Inconvenient though it may be, report pinning blame on Syrian opposition for chemical attack is likely true.
Why would anyone believe Seymour Hersh? True, he's the Pulitzer Prize-winning investigative reporter who broke the story of the massacre committed by US Army troops at My Lai in 1968 during the Vietnam War, and revealed the torture and sexual humiliation of Iraqi prisoners by US military police at Abu Ghraib prison in 2004. But he's getting old (77), and he's a freelancer, and he won't even disclose the name of his key informant.
Whereas the US Government has hundreds of thousands of people working for it just gathering and analysing intelligence, and the American media are famed worldwide for their brave defence of the truth no matter what the cost.

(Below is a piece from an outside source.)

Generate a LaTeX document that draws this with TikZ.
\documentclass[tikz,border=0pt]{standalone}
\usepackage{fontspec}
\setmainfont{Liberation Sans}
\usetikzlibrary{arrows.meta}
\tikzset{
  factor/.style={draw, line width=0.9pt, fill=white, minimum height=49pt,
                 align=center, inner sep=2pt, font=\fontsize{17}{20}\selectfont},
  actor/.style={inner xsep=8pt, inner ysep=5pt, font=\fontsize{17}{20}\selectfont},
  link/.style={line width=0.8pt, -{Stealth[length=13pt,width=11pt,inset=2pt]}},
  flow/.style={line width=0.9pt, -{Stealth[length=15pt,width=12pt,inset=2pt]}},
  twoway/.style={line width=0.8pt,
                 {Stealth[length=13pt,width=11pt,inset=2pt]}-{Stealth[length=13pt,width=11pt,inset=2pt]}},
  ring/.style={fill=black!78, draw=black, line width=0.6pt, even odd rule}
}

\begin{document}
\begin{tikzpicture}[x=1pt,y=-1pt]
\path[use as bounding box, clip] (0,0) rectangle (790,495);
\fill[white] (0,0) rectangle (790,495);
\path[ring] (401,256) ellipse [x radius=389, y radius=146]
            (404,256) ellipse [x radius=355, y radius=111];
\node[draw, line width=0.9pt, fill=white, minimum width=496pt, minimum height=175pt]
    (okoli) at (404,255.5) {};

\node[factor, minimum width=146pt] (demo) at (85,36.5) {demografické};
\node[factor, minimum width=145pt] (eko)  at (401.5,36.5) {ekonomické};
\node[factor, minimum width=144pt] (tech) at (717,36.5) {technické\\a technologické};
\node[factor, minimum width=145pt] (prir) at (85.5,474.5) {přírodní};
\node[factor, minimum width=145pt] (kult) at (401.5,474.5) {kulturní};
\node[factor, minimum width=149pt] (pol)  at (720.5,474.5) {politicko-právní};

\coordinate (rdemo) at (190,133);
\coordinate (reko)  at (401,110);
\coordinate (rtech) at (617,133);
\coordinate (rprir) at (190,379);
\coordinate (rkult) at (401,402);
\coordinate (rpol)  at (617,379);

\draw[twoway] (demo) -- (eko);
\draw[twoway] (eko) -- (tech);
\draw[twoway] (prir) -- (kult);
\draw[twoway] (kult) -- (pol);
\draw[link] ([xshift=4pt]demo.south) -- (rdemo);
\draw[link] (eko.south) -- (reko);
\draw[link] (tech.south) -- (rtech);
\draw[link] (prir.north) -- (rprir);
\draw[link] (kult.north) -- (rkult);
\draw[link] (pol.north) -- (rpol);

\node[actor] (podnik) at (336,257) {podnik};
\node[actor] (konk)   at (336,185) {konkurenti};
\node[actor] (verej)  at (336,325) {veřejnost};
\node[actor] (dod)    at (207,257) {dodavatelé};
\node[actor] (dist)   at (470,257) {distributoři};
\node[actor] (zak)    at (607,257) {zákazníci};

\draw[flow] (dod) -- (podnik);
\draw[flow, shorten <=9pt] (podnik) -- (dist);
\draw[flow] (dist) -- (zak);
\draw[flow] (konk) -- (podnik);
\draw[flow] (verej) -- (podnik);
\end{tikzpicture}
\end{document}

Besides, has the US Government ever lied to you in the past?
So we obviously should not give much credence to Hersh's most recent story. It alleges that the poison gas attack in Damascus last August that killed more than 1000 people, and almost triggered a massive US air attack on Syria, was not really carried out by Bashar al-Assad's tyrannical regime (which the US wants to overthrow).
It was, Hersh says, a false-flag operation carried out by the rebel al-Nusra Front with the purpose of triggering an American attack on Assad. If you can believe that, you would probably also believe his allegation that it was the Turkish Government, a US ally and Nato member, that gave the jihadi extremists of al-Nusra the chemicals to make sarin (nerve gas) and the training to carry out the mass attack in Damascus.